The U.S. government has lifted export restrictions on advanced chip-design software previously imposed on China, according to announcements Thursday from major semiconductor software firms Synopsys and Cadence.
The reversal, made by the Bureau of Industry and Security (BIS) under the Department of Commerce, marks a notable shift in the Biden administration’s tech trade policy.
In a statement, California-based Synopsys confirmed that it is “working to restore access to the recently restricted products in China.” Rival firm Cadence also acknowledged the policy change, telling CNBC it is currently restoring software and technology access to affected Chinese clients “in compliance with U.S. export laws.”
The Department of Commerce has not issued an official comment on the matter.
Restrictions Quietly Lifted After May Crackdown
The original restrictions, issued on May 23, required software providers to obtain licenses before exporting semiconductor-related goods—such as design software and specialty chemicals—to Chinese firms. The policy reportedly impacted not only Synopsys and Cadence but also Siemens EDA, the U.S. subsidiary of Germany’s Siemens. Siemens has also been notified it can resume operations in China, according to multiple sources.
Market Reaction and Industry Impact
Shares of Synopsys and Cadence surged in overnight trading following the news, gaining more than 6% and 7%, respectively, on the Robinhood platform.

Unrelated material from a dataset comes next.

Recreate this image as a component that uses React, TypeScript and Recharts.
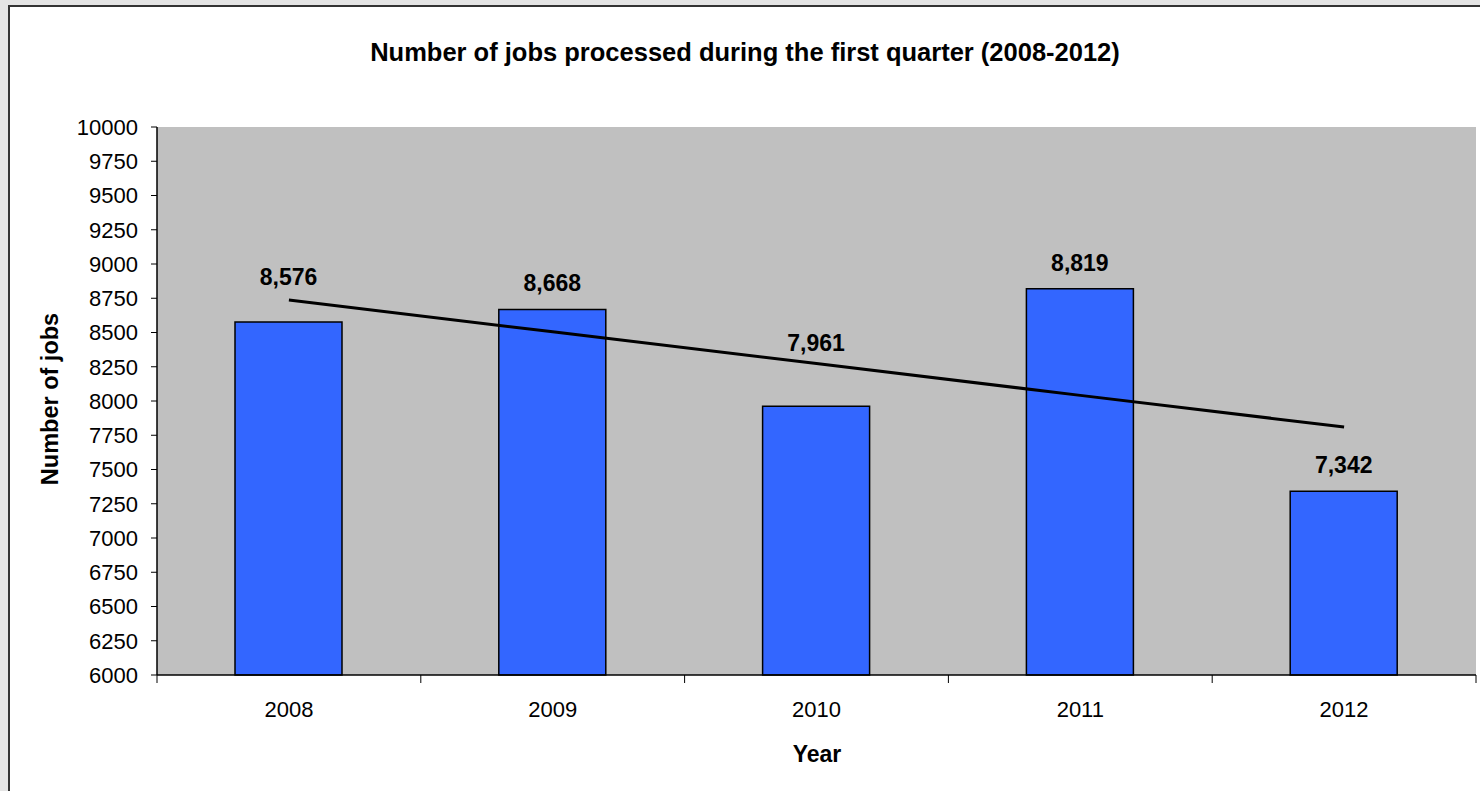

The stock boost reflects investor optimism about renewed access to one of the world’s largest chip markets.
The three companies are dominant players in the electronic design automation (EDA) sector, which provides the critical software, hardware, and support services needed for advanced chip manufacturing. The U.S. retains a commanding lead in this segment, making its policy decisions highly influential in global semiconductor development.